Трудно представить себе больший контраст с нашими пропавшими первопроходцами-европейцами. Одинокая женщина, вооруженная только кумулятивным ноу-хау предков, прожила на острове восемнадцать лет, тогда как великолепно снаряженные и прекрасно профинансированные команды опытных исследователей потерпели полный крах в Австралии, Техасе и Арктике. Эти разнообразные примеры подтверждают природу приспособляемости нашего вида. Мы тысячелетиями полагались на огромный корпус кумулятивных культурных знаний, и у нас появилась зависимость от подобной информации; без передающихся через культуру сведений о том, как искать и перерабатывать растения, изготавливать орудия из подручных материалов и избегать опасностей, мы в качестве охотников-собирателей долго не протянем. Несмотря на интеллект, приобретенный благодаря размерам мозга, мы не можем выжить в среде, в которой на протяжении нашей эволюционной истории прекрасно существовали наши предки – охотники-собиратели. Умение сотрудничать, когнитивные способности и особенности внимания у нас, скорее всего, были выработаны естественным отбором и приспособлены именно для жизни в той среде, в какой жили наши предки, однако этих психологических адаптаций, которыми нас обеспечила генетическая эволюция, нашему виду отнюдь не достаточно. Ни интеллект, ни проблемно-ориентированные психологические способности не включаются, когда нам надо отличить съедобные растения от ядовитых, построить плот, каноэ, сани или иглу, смастерить костяное шило или рыболовный крючок. Несмотря на то что охота, изготовление одежды и разведение огня сыграли важнейшую роль в эволюционной истории нашего вида, у первопроходцев не оказалось необходимой врожденной умственной машинерии, чтобы снабдить их сведениями о том, как находить тюленьи полыньи, присыпанные снегом, делать остроги или разводить огонь.

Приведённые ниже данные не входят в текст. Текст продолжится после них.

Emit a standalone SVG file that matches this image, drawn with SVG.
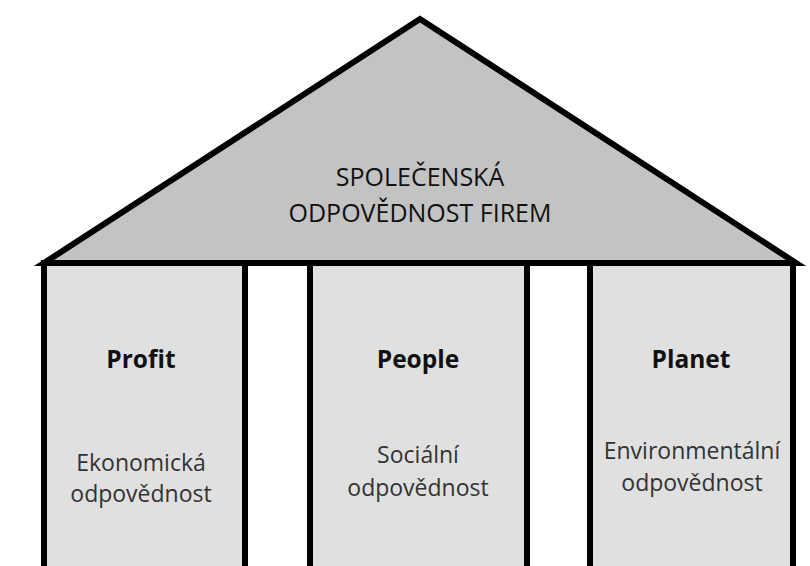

Уникальность нашего вида, а следовательно, секрет нашего экологического доминирования, заключается в том, как культурная эволюция на протяжении столетий и тысячелетий создает культурные адаптации. Во всех вышеописанных случаях я делал упор на культурные адаптации, связанные с орудиями и приемами для добычи и приготовления пищи, поиска воды и путешествий. Однако в дальнейшем станет понятно, что культурные адаптации – это не только те вещи, которые мы умеем делать, но и образ мыслей и предпочтения.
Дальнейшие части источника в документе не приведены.